Your retail tenants will more than likely get lots of large deliveries. And in the case of a restaurant or a grocery store, the deliveries could contain perishable items, such as seafood, meat, or fruits and vegetables. Before you agree to lease to a retail tenant, ask about its delivery needs and ensure that it has a plan that eliminates any responsibility for delivery problems on your end.

Also, because you don't want deliveries coming through your building's residential lobby, make sure that each retail tenant understands that it must receive all deliveries through the back door of its space. In addition, to avoid any liability issues, make it clear that your building's employees are forbidden to accept any retail tenant shipments and that all retail tenant deliveries should take place during business hours.

Model Lease Language

Deliveries. Deliveries shall be made through the rear entrance or service entrance of the building. If items are too large to fit through the building's rear entrance or service entrance, contractor shall request and get the owner's prior permission to deliver through the front entrance.

10. Security

Retail tenants will probably create the need for extra security. For instance, an after-hours nightclub would need extra security to control automobile and foot-traffic flow, monitor patrons, and handle any safety issues during evening hours. You should require the retail tenant to pay extra for the additional security and, if the tenant chooses to hire its own security company, ensure that the company it uses is reputable.

Model Lease Language

Security. Tenant shall ensure that all security employees have a minimum of [insert #] hours of security training prior to being assigned to the property. Training will include, but not be limited to, the use of security equipment, powers of arrest, emergency procedures, use of force, completing incident reports, patrol techniques, first aid, and CPR, as well as familiarization with the Building's Code of Conduct.

11. Percentage Rent

Collecting rent from a retail tenant is different from collecting rent from residents. Instead of getting a flat monthly fee, retail tenants usually pay a minimum monthly amount plus a percentage rent based on a certain percentage of their monthly sales.

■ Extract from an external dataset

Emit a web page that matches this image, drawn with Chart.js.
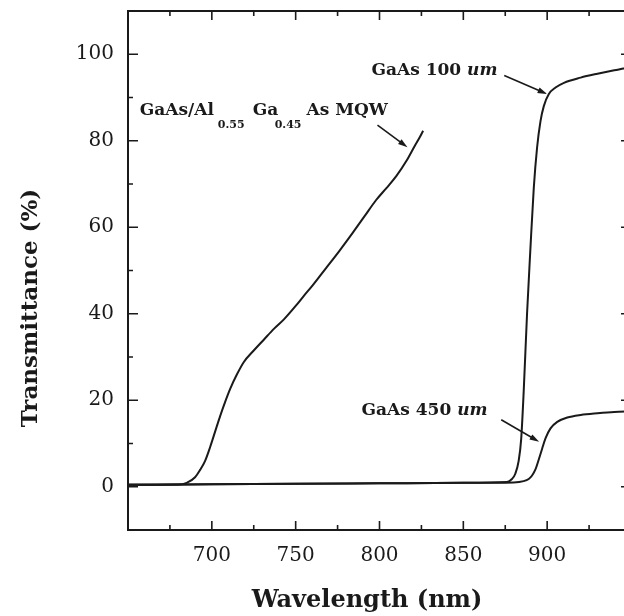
<title>GaAs transmittance</title>

<script src="https://cdn.jsdelivr.net/npm/chart.js@4.4.1/dist/chart.umd.min.js"></script>

<div id="wrap">
  <canvas id="transChart" width="640" height="616"></canvas>
</div>

<script>
  // wavelength (nm) / transmittance (%)
  const wlMQW = [650, 680, 685, 690, 693, 696, 699, 702, 705, 708, 711, 715, 719, 725, 731, 737, 743, 750, 755, 760, 768, 776, 784, 791, 798, 804, 810, 816, 821, 824, 826];
  const tMQW  = [0.45, 0.5, 0.9, 2.2, 3.9, 6, 9.2, 12.8, 16.4, 19.7, 22.7, 26, 28.8, 31.5, 34, 36.5, 38.7, 41.8, 44.2, 46.5, 50.5, 54.5, 58.7, 62.5, 66.3, 69, 71.8, 75.3, 78.8, 80.8, 82.3];

  const wl100 = [650, 700, 750, 800, 850, 876, 879, 881, 883, 884.5, 886, 888, 890, 892, 894, 896, 898, 901, 905, 910, 920, 930, 940, 950];
  const t100  = [0.45, 0.55, 0.7, 0.8, 0.9, 1.1, 1.8, 3, 6, 11, 22, 40, 55, 69, 78.5, 84.5, 88, 90.8, 92.3, 93.4, 94.6, 95.5, 96.3, 97];

  const wl450 = [650, 700, 750, 800, 850, 880, 886, 889, 891, 893, 895, 897, 899, 902, 906, 912, 920, 930, 940, 950];
  const t450  = [0.45, 0.55, 0.7, 0.8, 0.9, 1.0, 1.3, 1.8, 2.6, 4, 6.3, 8.8, 11.2, 13.5, 15, 16, 16.6, 17, 17.3, 17.4];

  const xTickLabels = [700, 750, 800, 850, 900];
  const yTickLabels = [0, 20, 40, 60, 80, 100];

  const serif = "'DejaVu Serif', 'Liberation Serif', serif";
  const ink = "#1a1a1a";

  function pairs(xs, ys) {
    return xs.map((v, i) => ({ x: v, y: ys[i] }));
  }

  function curve(xs, ys) {
    return {
      data: pairs(xs, ys),
      borderColor: ink,
      borderWidth: 2,
      pointRadius: 0,
      cubicInterpolationMode: "monotone",
      fill: false
    };
  }

  function arrow(ctx, x1, y1, x2, y2) {
    const ang = Math.atan2(y2 - y1, x2 - x1);
    const head = 10;
    ctx.beginPath();
    ctx.moveTo(x1, y1);
    ctx.lineTo(x2 - Math.cos(ang) * head * 0.7, y2 - Math.sin(ang) * head * 0.7);
    ctx.stroke();
    ctx.beginPath();
    ctx.moveTo(x2, y2);
    ctx.lineTo(x2 - head * Math.cos(ang - 0.3), y2 - head * Math.sin(ang - 0.3));
    ctx.lineTo(x2 - head * Math.cos(ang + 0.3), y2 - head * Math.sin(ang + 0.3));
    ctx.closePath();
    ctx.fill();
  }

  // frame, inward ticks, axis titles and the curve labels
  const decor = {
    id: "decor",
    afterDraw(chart) {
      const { ctx, chartArea: a, scales: { x, y } } = chart;
      const X = v => x.getPixelForValue(v);
      const Y = v => y.getPixelForValue(v);
      ctx.save();
      ctx.strokeStyle = ink;
      ctx.fillStyle = ink;

      ctx.lineWidth = 2;
      ctx.strokeRect(a.left, a.top, a.right - a.left, a.bottom - a.top);

      ctx.lineWidth = 1.6;
      ctx.beginPath();
      for (let v = 650; v <= 950; v += 25) {
        const len = v % 50 === 0 ? 9 : 5;
        ctx.moveTo(X(v), a.bottom); ctx.lineTo(X(v), a.bottom - len);
        ctx.moveTo(X(v), a.top); ctx.lineTo(X(v), a.top + len);
      }
      for (let v = -10; v <= 110; v += 10) {
        const len = v % 20 === 0 ? 10 : 5;
        ctx.moveTo(a.left, Y(v)); ctx.lineTo(a.left + len, Y(v));
        ctx.moveTo(a.right, Y(v)); ctx.lineTo(a.right - len, Y(v));
      }
      ctx.stroke();

      // axis titles
      ctx.textAlign = "center";
      ctx.textBaseline = "alphabetic";
      ctx.font = "bold 24px " + serif;
      ctx.fillText("Wavelength (nm)", 367, 607);
      ctx.save();
      ctx.translate(37, 308);
      ctx.rotate(-Math.PI / 2);
      ctx.font = "bold 23px " + serif;
      ctx.fillText("Transmittance (%)", 0, 0);
      ctx.restore();

      // labels
      ctx.textAlign = "left";
      const big = "bold 17px " + serif;
      const sub = "bold 11px " + serif;
      ctx.font = big;
      ctx.fillText("GaAs/Al", X(657), Y(85.9));
      ctx.fillText("Ga", X(724.4), Y(85.9));
      ctx.fillText("As MQW", X(756.5), Y(85.9));
      ctx.font = sub;
      ctx.fillText("0.55", X(703.6), Y(82.9));
      ctx.fillText("0.45", X(737.5), Y(82.9));

      function thickness(label, wl, t) {
        ctx.font = big;
        let px = X(wl);
        ctx.fillText(label, px, Y(t));
        px += ctx.measureText(label).width;
        ctx.font = "italic bold 17px " + serif;
        ctx.fillText("um", px, Y(t));
      }
      thickness("GaAs 100 ", 795.2, 95.1);
      thickness("GaAs 450 ", 789.3, 16.6);

      ctx.lineWidth = 1.6;
      arrow(ctx, X(798.8), Y(83.6), X(816.7), Y(78.5));
      arrow(ctx, X(874.4), Y(95.1), X(900), Y(90.8));
      arrow(ctx, X(872.6), Y(15.5), X(895.2), Y(10.4));
      ctx.restore();
    }
  };

  const ctx = document.getElementById("transChart").getContext("2d");

  const chart = new Chart(ctx, {
    type: "line",
    data: {
      datasets: [curve(wlMQW, tMQW), curve(wl100, t100), curve(wl450, t450)]
    },
    options: {
      responsive: false,
      animation: false,
      devicePixelRatio: 1,
      layout: { padding: { left: 0, top: 11, right: 9, bottom: 0 } },
      plugins: { legend: { display: false }, tooltip: { enabled: false } },
      scales: {
        x: {
          type: "linear",
          min: 650,
          max: 950,
          grid: { display: false, drawTicks: false },
          border: { display: false },
          afterBuildTicks: s => { s.ticks = xTickLabels.map(v => ({ value: v })); },
          afterFit: s => { s.height = 86; s.paddingLeft = 0; s.paddingRight = 0; },
          ticks: {
            color: ink,
            padding: 14,
            maxRotation: 0,
            font: { family: serif, size: 20 }
          }
        },
        y: {
          type: "linear",
          min: -10,
          max: 110,
          grid: { display: false, drawTicks: false },
          border: { display: false },
          afterBuildTicks: s => { s.ticks = yTickLabels.map(v => ({ value: v })); },
          afterFit: s => { s.width = 128; s.paddingTop = 0; s.paddingBottom = 0; },
          ticks: {
            color: ink,
            padding: 14,
            font: { family: serif, size: 20 }
          }
        }
      }
    },
    plugins: [decor]
  });
</script>

<style>
  html, body {
    margin: 0;
    overflow: hidden;
    background: #fff;
  }
  #wrap {
    width: 624px;
    height: 616px;
    overflow: hidden;
  }
  #transChart {
    display: block;
  }
</style>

Calculating percentage rent requires a lot of effort on your part. You will need an accountant to collect gross sales reports from the retail tenant—which is not always easy—and to calculate what the tenant owes you.

Because this is such a difficult process, be selective about whom you decide to charge percentage rent. Before you make the decision, you should consider:

  • The tenant's recent sales history and anticipated sales volume;

  • The tenant's commitment to advertising; and

  • Whether the tenant has the financial strength to pay for its merchandise and rent.

Editor's Note: If you are adding residential units to a commercial property, be aware that renting to residents poses challenges that are different from renting to commercial tenants. Among other matters, you must comply with federal and local housing laws, such as the Fair Housing Act, when advertising for and screening applicants and managing the residential property.

  • Fair Housing Act: 42 USC §3601 et seq.